--- WORK REQUIRED ---
Include the line with "const note2 = '数据来源:Wind';" and every line before it in the entries below, echoed exactly, but not the pictures.

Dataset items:
========================================================================

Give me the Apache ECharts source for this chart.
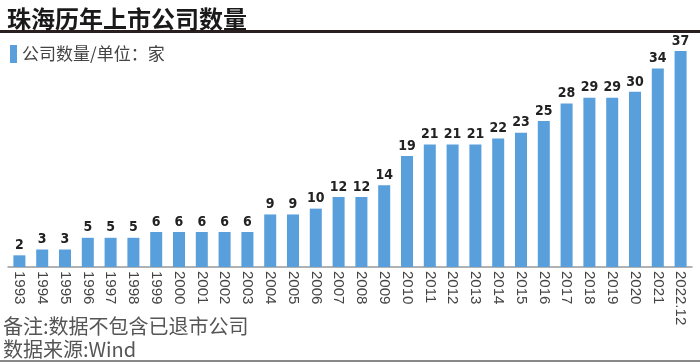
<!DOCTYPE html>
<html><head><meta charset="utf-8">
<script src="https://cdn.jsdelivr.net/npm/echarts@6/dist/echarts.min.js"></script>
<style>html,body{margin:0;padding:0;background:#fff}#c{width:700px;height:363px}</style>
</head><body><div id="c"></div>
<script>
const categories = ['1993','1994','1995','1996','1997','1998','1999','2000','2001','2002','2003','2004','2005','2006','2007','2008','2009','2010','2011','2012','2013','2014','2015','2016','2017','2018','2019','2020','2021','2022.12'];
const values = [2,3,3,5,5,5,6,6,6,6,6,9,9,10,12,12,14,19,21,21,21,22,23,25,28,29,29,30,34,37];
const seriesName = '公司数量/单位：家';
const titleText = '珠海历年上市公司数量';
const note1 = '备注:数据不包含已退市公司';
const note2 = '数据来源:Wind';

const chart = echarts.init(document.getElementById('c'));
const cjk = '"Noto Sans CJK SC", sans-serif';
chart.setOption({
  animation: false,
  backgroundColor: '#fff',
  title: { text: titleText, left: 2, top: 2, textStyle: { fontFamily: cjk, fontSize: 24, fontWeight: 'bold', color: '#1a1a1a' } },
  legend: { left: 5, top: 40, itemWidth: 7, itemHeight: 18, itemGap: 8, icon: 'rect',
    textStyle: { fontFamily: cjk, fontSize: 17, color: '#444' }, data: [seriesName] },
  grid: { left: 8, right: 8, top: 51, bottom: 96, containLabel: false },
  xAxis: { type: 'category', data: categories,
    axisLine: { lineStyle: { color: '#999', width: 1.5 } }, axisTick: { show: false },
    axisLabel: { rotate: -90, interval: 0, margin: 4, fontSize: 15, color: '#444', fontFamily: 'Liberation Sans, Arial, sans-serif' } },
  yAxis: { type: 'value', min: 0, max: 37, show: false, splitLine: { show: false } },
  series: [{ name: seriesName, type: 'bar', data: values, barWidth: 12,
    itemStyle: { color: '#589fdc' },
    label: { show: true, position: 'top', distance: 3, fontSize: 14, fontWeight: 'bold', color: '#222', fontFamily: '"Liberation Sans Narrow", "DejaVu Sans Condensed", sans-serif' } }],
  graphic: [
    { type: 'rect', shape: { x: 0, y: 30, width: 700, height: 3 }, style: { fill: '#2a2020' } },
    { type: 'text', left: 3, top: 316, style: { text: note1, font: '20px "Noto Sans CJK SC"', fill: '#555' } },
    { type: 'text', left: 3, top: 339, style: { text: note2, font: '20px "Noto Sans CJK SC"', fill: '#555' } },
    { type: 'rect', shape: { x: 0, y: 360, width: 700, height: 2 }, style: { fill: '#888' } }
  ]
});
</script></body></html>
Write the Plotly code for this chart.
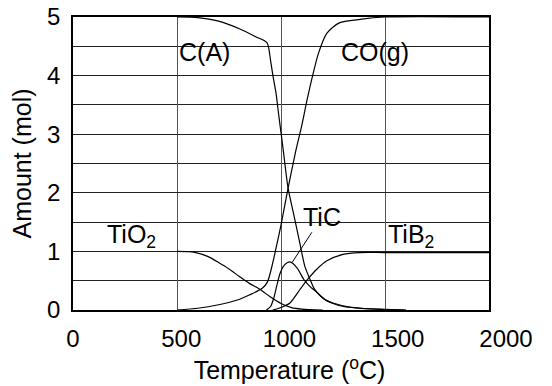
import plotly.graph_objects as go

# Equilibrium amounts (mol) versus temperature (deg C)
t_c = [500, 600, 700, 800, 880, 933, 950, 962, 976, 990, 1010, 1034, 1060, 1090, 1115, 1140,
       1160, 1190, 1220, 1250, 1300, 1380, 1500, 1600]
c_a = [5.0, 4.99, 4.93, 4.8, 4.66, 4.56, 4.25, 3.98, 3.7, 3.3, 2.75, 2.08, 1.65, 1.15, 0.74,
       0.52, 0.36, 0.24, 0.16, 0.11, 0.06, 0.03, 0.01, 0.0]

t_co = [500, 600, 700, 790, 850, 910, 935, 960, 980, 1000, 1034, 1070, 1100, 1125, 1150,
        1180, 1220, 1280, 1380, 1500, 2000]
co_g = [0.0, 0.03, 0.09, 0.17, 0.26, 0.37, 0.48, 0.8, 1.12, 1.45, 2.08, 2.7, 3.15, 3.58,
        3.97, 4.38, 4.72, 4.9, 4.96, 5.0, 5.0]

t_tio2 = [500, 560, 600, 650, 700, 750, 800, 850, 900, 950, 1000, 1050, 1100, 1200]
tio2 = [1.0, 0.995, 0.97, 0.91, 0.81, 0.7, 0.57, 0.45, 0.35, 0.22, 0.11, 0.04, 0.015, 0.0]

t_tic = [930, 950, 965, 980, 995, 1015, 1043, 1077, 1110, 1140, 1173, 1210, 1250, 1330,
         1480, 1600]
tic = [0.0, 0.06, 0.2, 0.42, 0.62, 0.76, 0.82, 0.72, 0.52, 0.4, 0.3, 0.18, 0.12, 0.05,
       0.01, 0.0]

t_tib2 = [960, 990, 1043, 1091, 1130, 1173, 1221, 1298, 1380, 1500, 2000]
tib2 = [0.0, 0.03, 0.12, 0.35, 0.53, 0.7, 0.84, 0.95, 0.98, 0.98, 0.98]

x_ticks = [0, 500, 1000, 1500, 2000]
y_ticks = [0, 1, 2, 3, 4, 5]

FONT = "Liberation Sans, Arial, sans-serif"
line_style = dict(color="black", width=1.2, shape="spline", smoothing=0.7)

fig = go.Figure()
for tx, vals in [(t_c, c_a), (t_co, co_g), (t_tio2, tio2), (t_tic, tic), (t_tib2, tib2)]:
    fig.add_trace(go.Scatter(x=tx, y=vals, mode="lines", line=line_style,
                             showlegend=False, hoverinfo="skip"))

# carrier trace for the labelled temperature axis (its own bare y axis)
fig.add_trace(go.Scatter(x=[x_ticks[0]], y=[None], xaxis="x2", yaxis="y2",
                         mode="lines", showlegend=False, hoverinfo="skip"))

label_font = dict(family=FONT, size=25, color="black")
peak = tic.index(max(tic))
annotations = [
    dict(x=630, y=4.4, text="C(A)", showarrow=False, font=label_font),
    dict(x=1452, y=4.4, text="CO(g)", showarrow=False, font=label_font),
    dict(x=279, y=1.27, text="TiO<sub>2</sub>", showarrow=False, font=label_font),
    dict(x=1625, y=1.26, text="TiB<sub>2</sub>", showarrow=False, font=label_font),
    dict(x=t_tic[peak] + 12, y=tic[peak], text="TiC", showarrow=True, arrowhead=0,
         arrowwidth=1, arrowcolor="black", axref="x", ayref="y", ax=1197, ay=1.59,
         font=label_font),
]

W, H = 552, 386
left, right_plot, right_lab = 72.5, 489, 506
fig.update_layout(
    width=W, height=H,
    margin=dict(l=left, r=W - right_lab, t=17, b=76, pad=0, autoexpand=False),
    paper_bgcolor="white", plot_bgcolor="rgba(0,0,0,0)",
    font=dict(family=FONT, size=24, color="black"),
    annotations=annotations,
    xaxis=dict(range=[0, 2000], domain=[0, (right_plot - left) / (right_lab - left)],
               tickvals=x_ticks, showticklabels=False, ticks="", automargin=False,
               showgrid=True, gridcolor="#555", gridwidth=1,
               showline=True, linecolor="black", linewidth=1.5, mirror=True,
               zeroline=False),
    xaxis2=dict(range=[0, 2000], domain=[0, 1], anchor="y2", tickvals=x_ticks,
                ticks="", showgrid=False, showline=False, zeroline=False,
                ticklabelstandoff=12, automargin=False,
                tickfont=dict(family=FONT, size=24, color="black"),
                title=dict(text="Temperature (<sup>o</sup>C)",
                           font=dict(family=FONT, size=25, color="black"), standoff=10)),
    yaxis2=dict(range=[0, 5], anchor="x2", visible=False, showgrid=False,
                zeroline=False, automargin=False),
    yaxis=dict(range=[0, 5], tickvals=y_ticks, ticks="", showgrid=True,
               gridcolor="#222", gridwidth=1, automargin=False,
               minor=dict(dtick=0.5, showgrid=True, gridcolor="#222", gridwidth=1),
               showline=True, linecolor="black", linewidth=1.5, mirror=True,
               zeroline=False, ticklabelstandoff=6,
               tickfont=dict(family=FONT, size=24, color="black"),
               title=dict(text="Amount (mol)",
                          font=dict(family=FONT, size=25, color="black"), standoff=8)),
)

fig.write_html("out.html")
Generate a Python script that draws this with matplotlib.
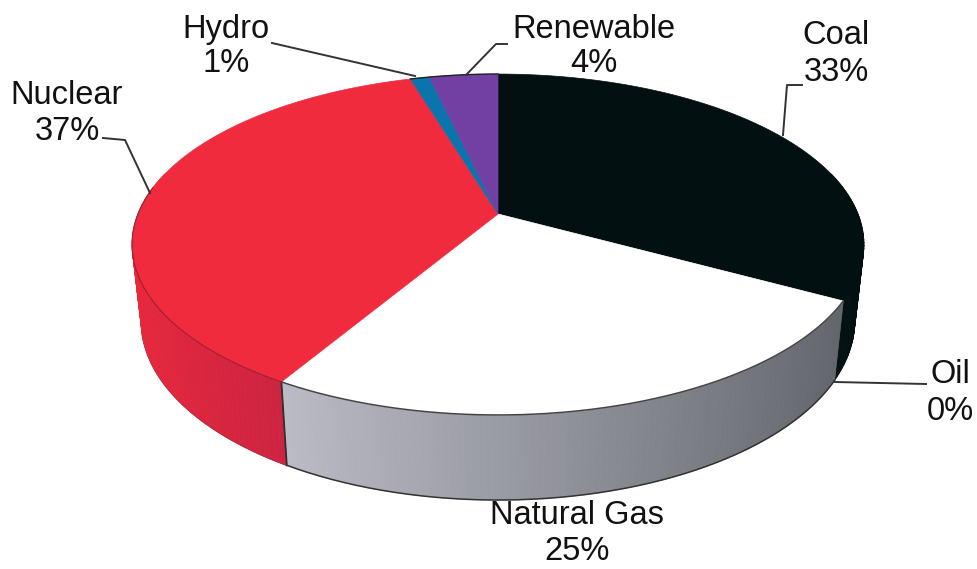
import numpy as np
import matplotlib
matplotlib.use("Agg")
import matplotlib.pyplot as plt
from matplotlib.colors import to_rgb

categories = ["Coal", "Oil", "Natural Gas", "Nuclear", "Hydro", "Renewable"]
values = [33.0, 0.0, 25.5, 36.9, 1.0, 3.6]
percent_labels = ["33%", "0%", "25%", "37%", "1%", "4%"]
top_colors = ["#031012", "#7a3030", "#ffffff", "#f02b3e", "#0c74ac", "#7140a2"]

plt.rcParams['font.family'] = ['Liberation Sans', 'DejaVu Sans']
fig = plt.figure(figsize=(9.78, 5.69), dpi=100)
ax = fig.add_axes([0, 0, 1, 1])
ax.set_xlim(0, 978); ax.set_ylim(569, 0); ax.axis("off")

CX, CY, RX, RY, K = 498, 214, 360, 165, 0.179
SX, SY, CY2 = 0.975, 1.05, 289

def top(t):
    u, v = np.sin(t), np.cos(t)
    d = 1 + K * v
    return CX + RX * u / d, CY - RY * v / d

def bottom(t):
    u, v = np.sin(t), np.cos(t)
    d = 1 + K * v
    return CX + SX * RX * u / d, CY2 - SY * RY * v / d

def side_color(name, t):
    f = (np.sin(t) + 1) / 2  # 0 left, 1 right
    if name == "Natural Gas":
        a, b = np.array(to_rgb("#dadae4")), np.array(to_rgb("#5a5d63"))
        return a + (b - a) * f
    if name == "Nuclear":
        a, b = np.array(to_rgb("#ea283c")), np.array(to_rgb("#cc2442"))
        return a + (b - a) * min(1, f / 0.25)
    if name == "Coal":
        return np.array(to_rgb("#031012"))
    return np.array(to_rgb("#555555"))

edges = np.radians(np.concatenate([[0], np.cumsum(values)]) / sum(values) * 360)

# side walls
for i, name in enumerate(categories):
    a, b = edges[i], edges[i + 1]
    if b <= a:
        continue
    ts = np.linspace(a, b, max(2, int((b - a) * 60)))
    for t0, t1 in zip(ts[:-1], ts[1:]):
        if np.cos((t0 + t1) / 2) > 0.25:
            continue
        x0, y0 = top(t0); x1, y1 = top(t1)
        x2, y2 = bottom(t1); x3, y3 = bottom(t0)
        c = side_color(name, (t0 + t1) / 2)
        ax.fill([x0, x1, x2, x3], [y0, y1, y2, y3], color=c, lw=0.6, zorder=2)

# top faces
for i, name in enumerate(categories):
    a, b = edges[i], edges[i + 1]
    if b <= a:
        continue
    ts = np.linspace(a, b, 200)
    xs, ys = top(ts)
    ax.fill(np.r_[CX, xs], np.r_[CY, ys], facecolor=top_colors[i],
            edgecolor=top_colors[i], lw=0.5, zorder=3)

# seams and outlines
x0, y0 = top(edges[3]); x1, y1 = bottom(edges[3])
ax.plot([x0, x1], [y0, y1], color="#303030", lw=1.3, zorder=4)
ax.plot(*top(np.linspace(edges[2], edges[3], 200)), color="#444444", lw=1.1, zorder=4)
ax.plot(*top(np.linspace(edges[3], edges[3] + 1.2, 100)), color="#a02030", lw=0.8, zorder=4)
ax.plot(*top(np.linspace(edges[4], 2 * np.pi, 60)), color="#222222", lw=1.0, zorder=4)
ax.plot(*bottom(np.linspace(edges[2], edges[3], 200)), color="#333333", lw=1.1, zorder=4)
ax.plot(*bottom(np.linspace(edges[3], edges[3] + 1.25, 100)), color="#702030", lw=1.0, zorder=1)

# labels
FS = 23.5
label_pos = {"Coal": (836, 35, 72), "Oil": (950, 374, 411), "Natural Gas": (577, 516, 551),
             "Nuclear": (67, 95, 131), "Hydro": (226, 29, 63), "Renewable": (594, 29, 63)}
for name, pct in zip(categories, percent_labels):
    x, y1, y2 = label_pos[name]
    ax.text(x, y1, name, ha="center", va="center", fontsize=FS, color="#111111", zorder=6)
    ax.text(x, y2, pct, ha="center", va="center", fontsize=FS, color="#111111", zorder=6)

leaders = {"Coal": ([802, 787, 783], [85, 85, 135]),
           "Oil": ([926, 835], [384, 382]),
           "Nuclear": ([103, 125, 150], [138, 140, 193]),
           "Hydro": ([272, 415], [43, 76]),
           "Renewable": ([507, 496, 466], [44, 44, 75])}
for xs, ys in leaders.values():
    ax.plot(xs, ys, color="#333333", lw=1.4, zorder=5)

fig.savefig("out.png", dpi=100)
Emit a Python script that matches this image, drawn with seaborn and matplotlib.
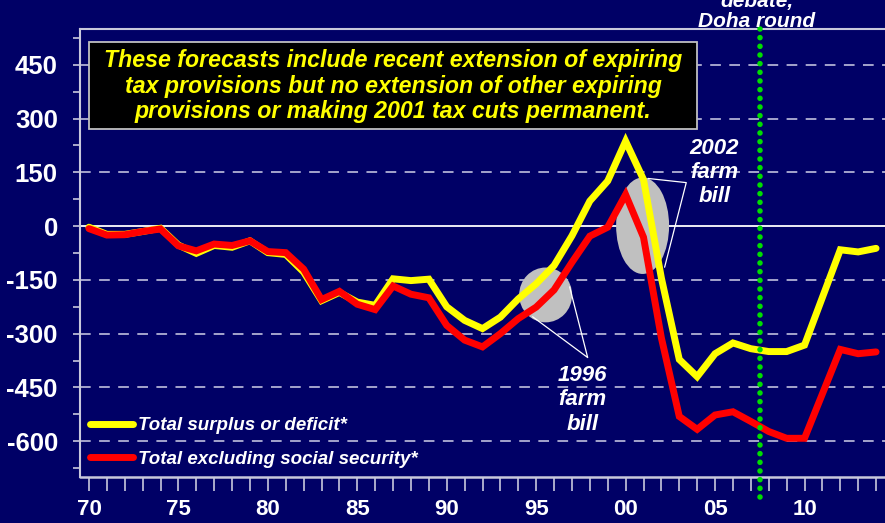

========================================================================

--- SOLVED EXERCISE ---
Give me the Apache ECharts source for this chart.
<!DOCTYPE html>
<html><head><meta charset="utf-8">
<script src="https://cdn.jsdelivr.net/npm/echarts@6/dist/echarts.min.js"></script>
<style>html,body{margin:0;padding:0;background:#fff}#c{width:700px;height:363px}</style>
</head><body><div id="c"></div>
<script>
const categories = ['1993','1994','1995','1996','1997','1998','1999','2000','2001','2002','2003','2004','2005','2006','2007','2008','2009','2010','2011','2012','2013','2014','2015','2016','2017','2018','2019','2020','2021','2022.12'];
const values = [2,3,3,5,5,5,6,6,6,6,6,9,9,10,12,12,14,19,21,21,21,22,23,25,28,29,29,30,34,37];
const seriesName = '公司数量/单位：家';
const titleText = '珠海历年上市公司数量';
const note1 = '备注:数据不包含已退市公司';
const note2 = '数据来源:Wind';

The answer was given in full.